**STATED EXERCISE**
Pull out the lines running from the one with "Convert this chart" to the one with "Chart.register(...registerables);", inclusive, word for word. Drop any picture.
□ □ □
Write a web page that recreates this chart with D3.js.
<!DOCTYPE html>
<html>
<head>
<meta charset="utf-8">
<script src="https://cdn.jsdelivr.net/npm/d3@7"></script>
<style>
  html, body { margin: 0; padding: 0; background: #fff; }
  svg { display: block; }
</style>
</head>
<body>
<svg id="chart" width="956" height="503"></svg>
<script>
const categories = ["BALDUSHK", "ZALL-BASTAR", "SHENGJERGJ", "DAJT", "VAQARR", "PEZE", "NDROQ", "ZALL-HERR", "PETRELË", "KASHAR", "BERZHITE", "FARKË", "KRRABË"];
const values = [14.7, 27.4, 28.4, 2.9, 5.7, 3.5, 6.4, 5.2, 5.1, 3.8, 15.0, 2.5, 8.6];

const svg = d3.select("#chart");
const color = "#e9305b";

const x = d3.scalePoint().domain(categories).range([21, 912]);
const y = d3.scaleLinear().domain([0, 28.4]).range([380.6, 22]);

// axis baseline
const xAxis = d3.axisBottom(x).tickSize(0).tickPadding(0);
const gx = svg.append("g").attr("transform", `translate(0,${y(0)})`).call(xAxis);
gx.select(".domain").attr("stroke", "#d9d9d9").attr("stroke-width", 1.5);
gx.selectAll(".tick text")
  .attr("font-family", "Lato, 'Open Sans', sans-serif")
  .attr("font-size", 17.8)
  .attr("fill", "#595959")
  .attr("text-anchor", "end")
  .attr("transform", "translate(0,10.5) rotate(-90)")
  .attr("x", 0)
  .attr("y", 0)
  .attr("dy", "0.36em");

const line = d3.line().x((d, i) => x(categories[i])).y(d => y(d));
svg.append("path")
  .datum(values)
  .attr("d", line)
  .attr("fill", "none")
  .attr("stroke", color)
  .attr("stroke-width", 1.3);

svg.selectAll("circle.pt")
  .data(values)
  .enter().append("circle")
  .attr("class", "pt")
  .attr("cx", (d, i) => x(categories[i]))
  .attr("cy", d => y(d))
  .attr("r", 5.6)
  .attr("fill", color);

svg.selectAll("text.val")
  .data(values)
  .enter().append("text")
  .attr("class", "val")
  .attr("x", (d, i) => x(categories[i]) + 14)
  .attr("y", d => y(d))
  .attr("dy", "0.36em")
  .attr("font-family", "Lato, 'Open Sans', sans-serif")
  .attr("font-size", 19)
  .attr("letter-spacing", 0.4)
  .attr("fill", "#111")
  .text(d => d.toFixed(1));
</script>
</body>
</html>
□ □ □
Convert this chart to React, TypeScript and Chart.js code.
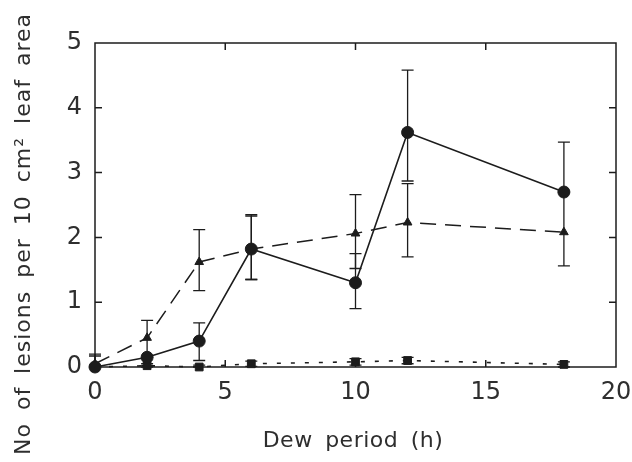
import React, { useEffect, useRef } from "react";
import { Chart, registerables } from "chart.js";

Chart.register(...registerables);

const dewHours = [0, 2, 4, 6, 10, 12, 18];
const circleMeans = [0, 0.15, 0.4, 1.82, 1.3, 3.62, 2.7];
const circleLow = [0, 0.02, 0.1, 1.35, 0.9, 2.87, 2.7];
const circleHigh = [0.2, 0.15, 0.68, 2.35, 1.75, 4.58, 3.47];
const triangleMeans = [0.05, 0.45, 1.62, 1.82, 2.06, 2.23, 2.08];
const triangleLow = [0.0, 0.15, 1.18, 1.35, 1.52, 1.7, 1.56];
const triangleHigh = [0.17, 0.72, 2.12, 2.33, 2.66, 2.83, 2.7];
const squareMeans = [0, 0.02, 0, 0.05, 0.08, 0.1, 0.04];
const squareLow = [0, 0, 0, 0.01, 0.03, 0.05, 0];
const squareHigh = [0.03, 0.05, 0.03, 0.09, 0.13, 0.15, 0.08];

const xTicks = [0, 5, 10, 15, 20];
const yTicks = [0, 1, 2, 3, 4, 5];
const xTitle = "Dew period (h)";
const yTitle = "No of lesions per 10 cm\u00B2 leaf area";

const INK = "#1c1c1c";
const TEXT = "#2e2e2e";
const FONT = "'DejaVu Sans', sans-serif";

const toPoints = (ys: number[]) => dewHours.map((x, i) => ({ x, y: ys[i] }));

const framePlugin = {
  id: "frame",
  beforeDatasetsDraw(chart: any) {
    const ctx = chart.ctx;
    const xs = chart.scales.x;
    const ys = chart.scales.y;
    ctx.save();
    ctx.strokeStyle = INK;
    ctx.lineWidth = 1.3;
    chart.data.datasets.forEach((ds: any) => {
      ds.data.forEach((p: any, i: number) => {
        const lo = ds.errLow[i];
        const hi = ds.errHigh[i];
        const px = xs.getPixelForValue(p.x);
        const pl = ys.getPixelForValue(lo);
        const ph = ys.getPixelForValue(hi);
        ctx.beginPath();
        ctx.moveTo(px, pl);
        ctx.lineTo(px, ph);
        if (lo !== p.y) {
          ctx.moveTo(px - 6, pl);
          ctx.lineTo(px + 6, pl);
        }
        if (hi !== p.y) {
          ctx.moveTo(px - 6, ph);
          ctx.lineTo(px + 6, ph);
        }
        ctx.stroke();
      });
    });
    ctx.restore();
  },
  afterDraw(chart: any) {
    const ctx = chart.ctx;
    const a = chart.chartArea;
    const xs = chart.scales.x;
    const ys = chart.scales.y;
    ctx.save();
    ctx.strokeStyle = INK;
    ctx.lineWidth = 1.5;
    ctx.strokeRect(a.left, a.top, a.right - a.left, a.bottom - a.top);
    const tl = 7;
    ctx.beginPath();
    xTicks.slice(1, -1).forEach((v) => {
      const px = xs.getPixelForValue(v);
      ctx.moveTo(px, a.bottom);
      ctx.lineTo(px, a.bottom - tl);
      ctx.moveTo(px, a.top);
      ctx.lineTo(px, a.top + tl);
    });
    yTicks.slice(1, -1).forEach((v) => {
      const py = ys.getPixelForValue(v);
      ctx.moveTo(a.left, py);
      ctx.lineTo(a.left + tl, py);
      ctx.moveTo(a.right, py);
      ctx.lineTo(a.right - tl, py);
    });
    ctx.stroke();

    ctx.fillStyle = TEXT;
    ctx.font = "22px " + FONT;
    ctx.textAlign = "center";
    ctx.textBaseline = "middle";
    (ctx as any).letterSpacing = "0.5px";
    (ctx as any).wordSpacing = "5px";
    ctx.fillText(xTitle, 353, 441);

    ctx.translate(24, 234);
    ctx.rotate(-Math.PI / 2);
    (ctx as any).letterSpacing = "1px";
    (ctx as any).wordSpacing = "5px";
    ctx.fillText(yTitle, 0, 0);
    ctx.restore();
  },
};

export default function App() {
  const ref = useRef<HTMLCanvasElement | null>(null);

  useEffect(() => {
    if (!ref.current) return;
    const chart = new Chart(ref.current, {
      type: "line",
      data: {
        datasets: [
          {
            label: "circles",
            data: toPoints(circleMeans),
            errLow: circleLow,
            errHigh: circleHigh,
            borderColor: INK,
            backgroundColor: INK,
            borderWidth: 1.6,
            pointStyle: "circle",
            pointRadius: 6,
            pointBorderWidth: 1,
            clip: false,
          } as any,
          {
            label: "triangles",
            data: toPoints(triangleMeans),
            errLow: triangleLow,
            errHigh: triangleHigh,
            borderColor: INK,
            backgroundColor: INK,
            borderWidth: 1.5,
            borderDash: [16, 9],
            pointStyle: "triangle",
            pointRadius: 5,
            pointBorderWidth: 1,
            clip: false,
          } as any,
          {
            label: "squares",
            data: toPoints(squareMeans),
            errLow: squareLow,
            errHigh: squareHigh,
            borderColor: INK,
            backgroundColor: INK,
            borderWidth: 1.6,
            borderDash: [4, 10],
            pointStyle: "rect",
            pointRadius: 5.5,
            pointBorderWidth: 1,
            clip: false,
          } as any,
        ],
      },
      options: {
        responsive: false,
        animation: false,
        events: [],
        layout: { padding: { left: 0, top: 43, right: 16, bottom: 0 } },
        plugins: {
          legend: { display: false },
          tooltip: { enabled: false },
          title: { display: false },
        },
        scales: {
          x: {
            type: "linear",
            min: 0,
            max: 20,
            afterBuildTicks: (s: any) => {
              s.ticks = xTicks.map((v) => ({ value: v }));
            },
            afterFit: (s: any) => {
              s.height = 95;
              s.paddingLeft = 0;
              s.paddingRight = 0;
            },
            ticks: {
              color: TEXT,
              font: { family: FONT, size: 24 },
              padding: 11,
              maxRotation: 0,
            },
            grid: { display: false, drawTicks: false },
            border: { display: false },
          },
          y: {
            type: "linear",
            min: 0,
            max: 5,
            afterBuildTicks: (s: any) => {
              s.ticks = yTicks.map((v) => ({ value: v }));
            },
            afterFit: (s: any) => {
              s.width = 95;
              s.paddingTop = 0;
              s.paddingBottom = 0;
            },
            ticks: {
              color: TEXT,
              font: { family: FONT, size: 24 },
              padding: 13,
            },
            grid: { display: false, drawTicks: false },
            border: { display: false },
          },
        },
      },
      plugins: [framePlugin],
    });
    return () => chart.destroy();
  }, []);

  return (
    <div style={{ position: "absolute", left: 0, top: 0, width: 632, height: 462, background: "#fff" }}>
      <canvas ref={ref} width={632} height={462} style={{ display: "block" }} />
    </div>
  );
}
□ □ □
**REPLY**
Convert this chart to React, TypeScript and Chart.js code.
import React, { useEffect, useRef } from "react";
import { Chart, registerables } from "chart.js";

Chart.register(...registerables);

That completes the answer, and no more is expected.